Every engineer learns that stronger cross-links make stronger polymers. But the MIT team proved that at high strain rates, a uniform network of strong bonds fails catastrophically — one break cascades into a full fracture [3]. The 2023 study first demonstrated this paradox using polyacrylate elastomers under slow tearing, finding that weaker cross-linkers boosted tear resistance up to tenfold.

A network with strategically placed weak bonds behaves differently. The weak bonds break first in a controlled cascade that absorbs energy gradually.

The strong bonds stay engaged, holding the material together. Johnson compares it to a safety net that catches you by tearing in a controlled way instead of snapping at one point and dropping everything [1].

The results held across different polymer types and testing setups, backed by simulations from Purdue and Northwestern. The work was funded by the National Science Foundation, the Army Research Office through MIT’s Institute for Soldier Nanotechnologies, and the Air Force Office of Scientific Research [1].

What Comes Next

The team is now actively testing whether the mechanophore strategy works for natural latex and real tire rubber compounds as well. If it works, the same chemistry that doubles impact resistance in the lab could end up in products used by billions of people.

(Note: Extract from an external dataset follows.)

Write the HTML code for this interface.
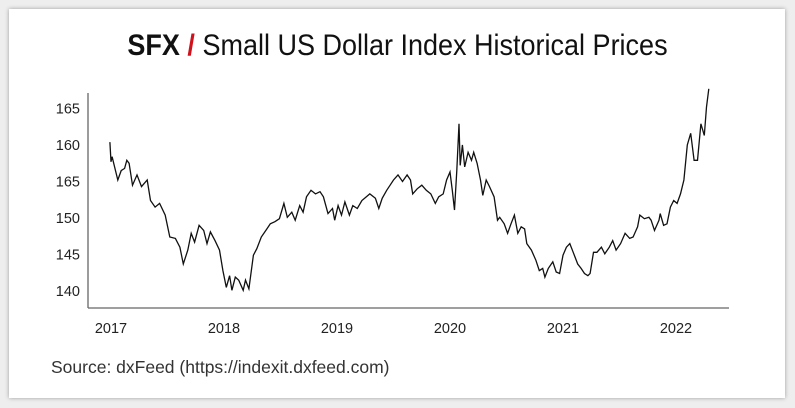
<!DOCTYPE html>
<html><head><meta charset="utf-8"><style>
body{margin:0;width:795px;height:408px;background:#eee;font-family:"Liberation Sans",sans-serif;overflow:hidden}
#card{position:absolute;left:9px;top:9px;width:776px;height:389px;background:#fff;box-shadow:0 0 4px rgba(0,0,0,.35)}
#title{position:absolute;left:0;top:29px;width:795px;text-align:center;font-family:"Liberation Sans Narrow","Liberation Sans",sans-serif;font-size:30px;color:#111;transform:scaleX(0.9);}
#src{position:absolute;left:51px;top:357px;font-size:17.5px;color:#333}
svg{position:absolute;left:0;top:0}
</style></head><body>
<div id="card"></div>
<div id="title"><b>SFX</b> <b style="color:#d0111b">/</b> Small US Dollar Index Historical Prices</div>
<svg id="chart" width="795" height="408"></svg>
<div id="src">Source: dxFeed (https://indexit.dxfeed.com)</div>
<script>
const yTickValues=[165,160,155,150,145,140];
const yTickLabels=["165","160","165","150","145","140"];
const xTickYears=[2017,2018,2019,2020,2021,2022];
const dates=[2016.99,2017.00,2017.01,2017.04,2017.06,2017.09,2017.12,2017.14,2017.16,2017.19,2017.23,2017.27,2017.32,2017.35,2017.39,2017.43,2017.48,2017.52,2017.57,2017.61,2017.64,2017.68,2017.71,2017.74,2017.78,2017.82,2017.85,2017.88,2017.92,2017.96,2017.99,2018.02,2018.05,2018.07,2018.10,2018.13,2018.17,2018.19,2018.22,2018.26,2018.29,2018.33,2018.38,2018.41,2018.45,2018.49,2018.53,2018.56,2018.60,2018.63,2018.67,2018.70,2018.73,2018.77,2018.81,2018.85,2018.88,2018.92,2018.96,2018.98,2019.01,2019.04,2019.07,2019.11,2019.14,2019.18,2019.22,2019.26,2019.29,2019.34,2019.37,2019.40,2019.44,2019.47,2019.50,2019.54,2019.58,2019.62,2019.65,2019.67,2019.71,2019.75,2019.79,2019.83,2019.87,2019.90,2019.94,2019.97,2020.00,2020.02,2020.04,2020.06,2020.08,2020.09,2020.11,2020.13,2020.16,2020.19,2020.21,2020.24,2020.27,2020.29,2020.32,2020.35,2020.39,2020.42,2020.44,2020.48,2020.51,2020.54,2020.57,2020.60,2020.63,2020.66,2020.68,2020.72,2020.76,2020.79,2020.82,2020.84,2020.87,2020.91,2020.94,2020.97,2021.00,2021.03,2021.06,2021.09,2021.13,2021.16,2021.19,2021.22,2021.24,2021.27,2021.30,2021.34,2021.37,2021.41,2021.44,2021.47,2021.51,2021.55,2021.59,2021.62,2021.66,2021.68,2021.72,2021.76,2021.78,2021.81,2021.85,2021.86,2021.89,2021.92,2021.95,2021.98,2022.01,2022.04,2022.07,2022.10,2022.13,2022.16,2022.19,2022.22,2022.25,2022.27,2022.29];
const prices=[160.4,157.7,158.4,156.5,155.2,156.5,156.8,157.9,157.5,154.5,155.9,154.3,155.2,152.4,151.5,152.0,150.4,147.4,147.2,146.0,143.7,145.6,147.9,146.7,149.0,148.3,146.5,148.1,146.9,145.6,142.8,140.5,142.1,140.1,141.9,141.5,140.1,141.5,140.3,144.9,145.8,147.4,148.5,149.2,149.5,149.9,152.0,150.1,150.8,149.7,151.7,150.8,152.9,153.8,153.3,153.6,152.9,150.6,151.3,149.7,151.7,150.4,152.2,150.4,151.7,151.3,152.4,152.9,153.3,152.7,151.3,152.7,153.8,154.5,155.2,155.9,155.0,155.9,155.2,153.3,154.0,154.5,153.8,153.3,152.0,152.9,153.3,155.2,156.3,153.8,151.1,156.5,162.9,157.2,160.0,157.0,159.0,157.9,159.0,157.5,155.2,153.1,155.2,154.3,152.9,149.7,150.1,149.2,147.9,149.2,150.4,147.9,148.8,148.5,146.5,145.6,144.2,142.8,143.1,141.9,143.1,144.0,142.6,142.4,144.9,146.0,146.5,145.3,143.7,143.1,142.4,142.1,142.4,145.3,145.3,146.0,145.1,146.0,146.9,145.6,146.5,147.9,147.2,147.4,148.8,150.4,149.9,150.1,149.7,148.3,149.7,150.6,149.0,149.2,151.5,152.4,152.0,153.3,155.2,160.0,161.6,157.9,157.9,162.9,161.3,165.2,167.7];
const NS="http://www.w3.org/2000/svg",svg=document.getElementById('chart');
const X0=88,X1=729,Y0=93,Y1=308;
const xs=t=>111+(t-2017)*113;
const ys=v=>291-(v-140)*7.3;
function mk(tag,attrs){const e=document.createElementNS(NS,tag);for(const k in attrs)e.setAttribute(k,attrs[k]);svg.appendChild(e);return e;}
let a=mk('line',{x1:X0,y1:Y0,x2:X0,y2:Y1,stroke:'#666','stroke-width':1.3});


a=mk('line',{x1:X0,y1:Y1,x2:X1,y2:Y1,stroke:'#666','stroke-width':1.3});


yTickValues.forEach((v,i)=>{const t=mk('text',{x:80,y:ys(v)+5,'text-anchor':'end','font-size':14.5,fill:'#222','font-family':'Liberation Sans, sans-serif'});t.textContent=yTickLabels[i];

});
xTickYears.forEach(y=>{const t=mk('text',{x:xs(y),y:333,'text-anchor':'middle','font-size':14.5,fill:'#222','font-family':'Liberation Sans, sans-serif'});t.textContent=y;

});
const d=dates.map((t,i)=>(i?'L':'M')+xs(t).toFixed(1)+' '+ys(prices[i]).toFixed(1)).join(' ');
const p=mk('path',{d:d,fill:'none',stroke:'#111','stroke-width':1.3,'stroke-linejoin':'miter'});


</script>
</body></html>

Johnson is careful not to overpromise. Lab-scale validation in thin films is not the same as ramping up to injection-molded parts or vulcanized rubber. The team is collaborating with researchers at Duke University and Purdue to model how the mechanophore strategy scales to real manufacturing conditions.

Still, the principle looks general enough to give them hope. The 2023 study proved it works for slow tearing, and the 2026 study proved it works for bullets. Now they want to know how far they can push it.

After decades of frustration, the answer might be surprisingly simple: sometimes the strongest material is the one that knows how to break. A material that snaps in a controlled way beats one that shatters all at once, and the MIT team has shown the chemistry to make it happen.